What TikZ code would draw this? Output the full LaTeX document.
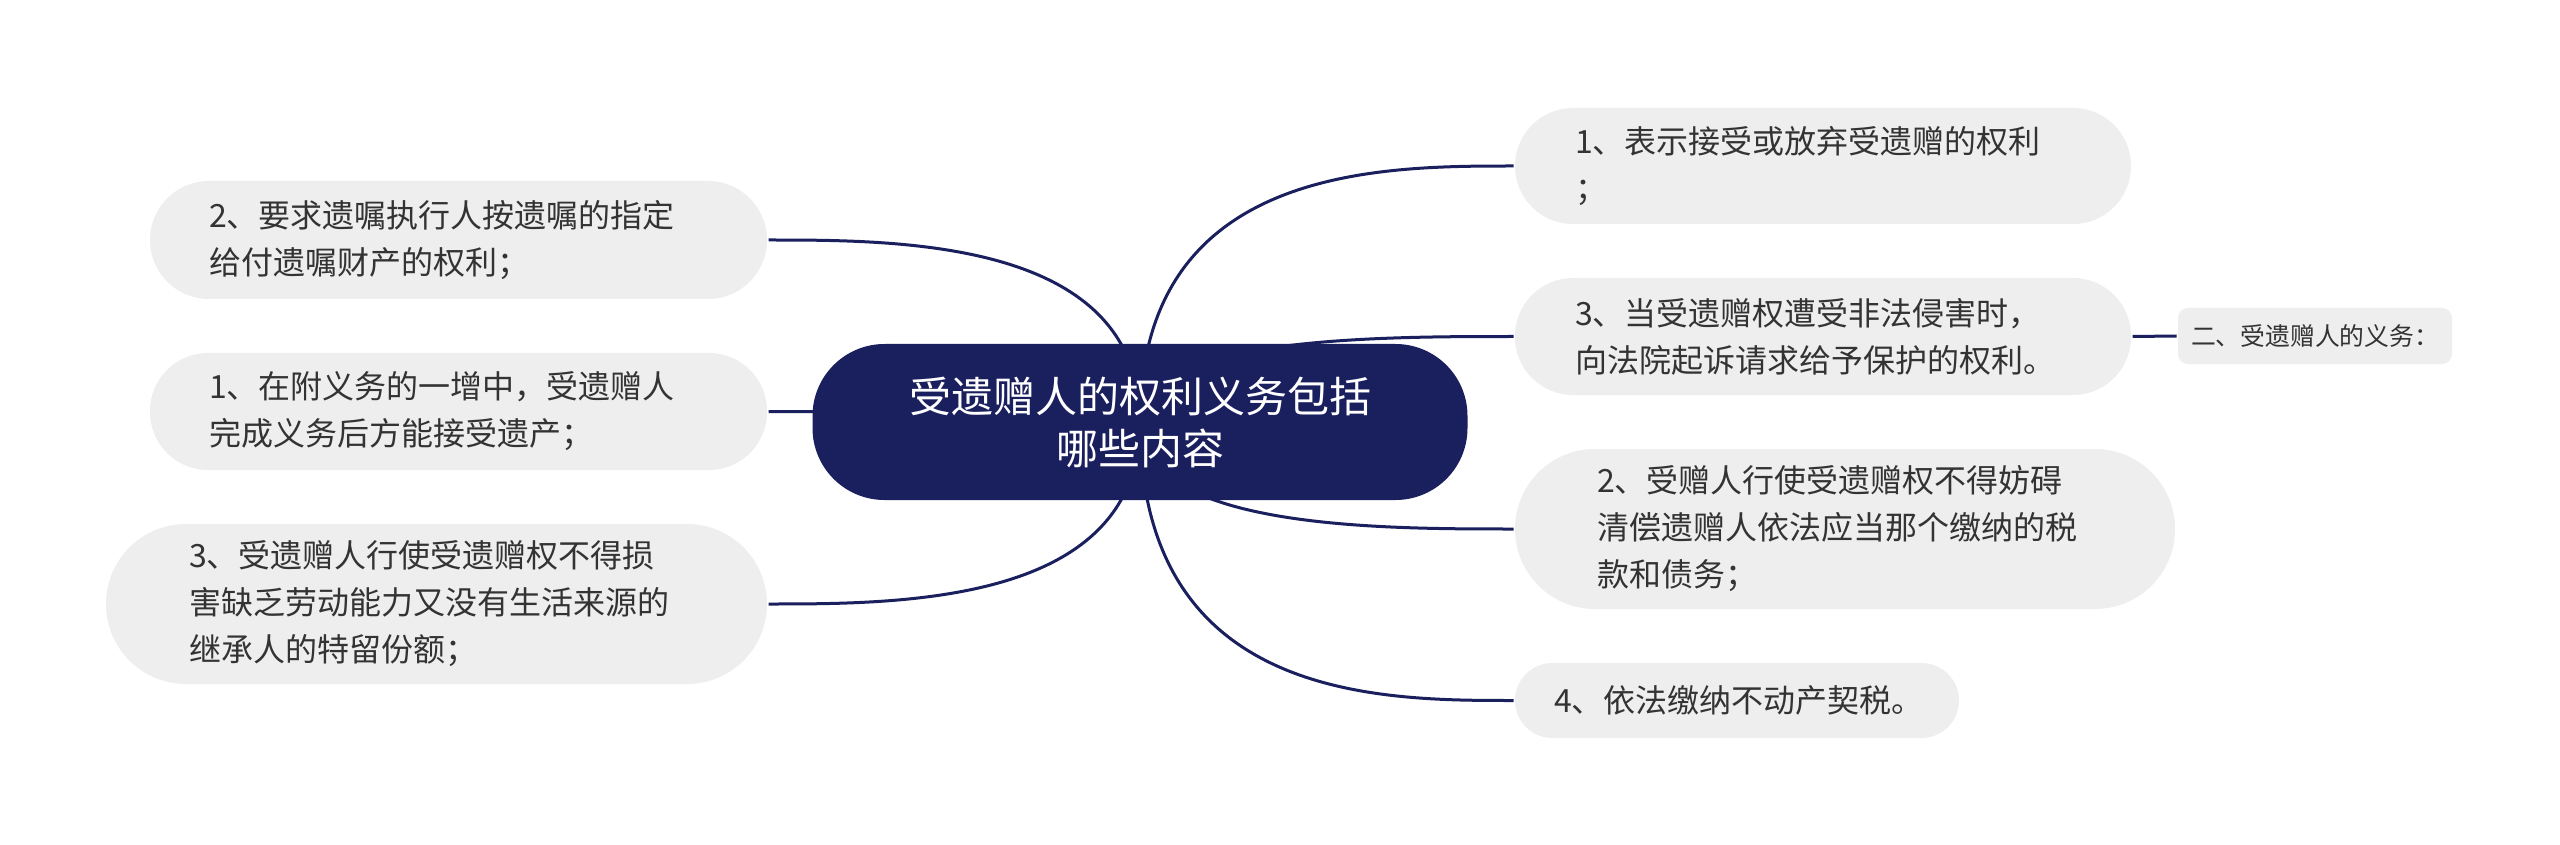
\documentclass[tikz,border=0pt]{standalone}
\usepackage{fontspec}
\setmainfont{Noto Sans CJK SC}
\usetikzlibrary{calc,backgrounds}
\definecolor{navy}{RGB}{26,31,94}
\definecolor{leafgray}{RGB}{238,238,238}
\definecolor{inkgray}{RGB}{51,51,51}
\hfuzz=20pt

\begin{document}
\begin{tikzpicture}[x=0.5pt,y=-0.5pt,every path/.append style={line width=1.5pt},
  topicbox/.style={fill=navy,text=white,rounded corners=36pt,minimum width=327.5pt,minimum height=78pt,align=center,font=\fontsize{21}{26}\selectfont},
  leaf/.style n args={4}{fill=leafgray,text=inkgray,inner xsep=0pt,minimum width=#1,text width=#2,minimum height=#3,rounded corners=#4,align=left,font=\fontsize{16}{23.5}\selectfont}]
\useasboundingbox (0,0) rectangle (2560,845);
\node[topicbox] (topic) at (1140,422) {受遗赠人的权利义务包括\\哪些内容};
\node[leaf={308.5pt}{249.5pt}{59pt}{29.5pt}] (execRight) at (458.5,240) {2、要求遗嘱执行人按遗嘱的指定\\给付遗嘱财产的权利；};
\node[leaf={308.5pt}{249.5pt}{58.5pt}{29pt}] (dutyAccept) at (458.5,411.5) {1、在附义务的一增中，受遗赠人\\完成义务后方能接受遗产；};
\node[leaf={330.5pt}{247.5pt}{80pt}{40pt}] (shareRight) at (436.5,604) {3、受遗赠人行使受遗赠权不得损\\害缺乏劳动能力又没有生活来源的\\继承人的特留份额；};
\node[leaf={308pt}{248pt}{58pt}{29pt}] (acceptRight) at (1823,166) {1、表示接受或放弃受遗赠的权利\\；};
\node[leaf={308pt}{248pt}{58.5pt}{29pt}] (sueRight) at (1823,336.5) {3、当受遗赠权遭受非法侵害时，\\向法院起诉请求给予保护的权利。};
\node[leaf={330pt}{248pt}{80pt}{40pt}] (debtDuty) at (1845,529) {2、受赠人行使受遗赠权不得妨碍\\清偿遗赠人依法应当那个缴纳的税\\款和债务；};
\node[leaf={222pt}{183pt}{37.5pt}{18.75pt}] (taxDuty) at (1737,700.5) {4、依法缴纳不动产契税。};
\node[leaf={137pt}{124pt}{28pt}{5pt},font=\fontsize{12.4}{15}\selectfont] (dutyHead) at (2315,336) {二、受遗赠人的义务：};
\begin{scope}[on background layer]
\fill[white] (0,0) rectangle (2560,845);
\foreach \nd/\side in {execRight/east,dutyAccept/east,shareRight/east,acceptRight/west,sueRight/west,debtDuty/west,taxDuty/west}
	\draw[navy] (topic.center) .. controls (topic.center |- \nd.\side) and ($(topic.center |- \nd.\side)!0.64!(\nd.\side)$) .. (\nd.\side);
\draw[navy] (sueRight.east) -- (dutyHead.west);
\end{scope}
\end{tikzpicture}
\end{document}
= = = =
* _Exercise task_
Pull out all lines in the data above that include "draw".

* _Result of this task_
What TikZ code would draw this? Output the full LaTeX document.
	\draw[navy] (topic.center) .. controls (topic.center |- \nd.\side) and ($(topic.center |- \nd.\side)!0.64!(\nd.\side)$) .. (\nd.\side);
\draw[navy] (sueRight.east) -- (dutyHead.west);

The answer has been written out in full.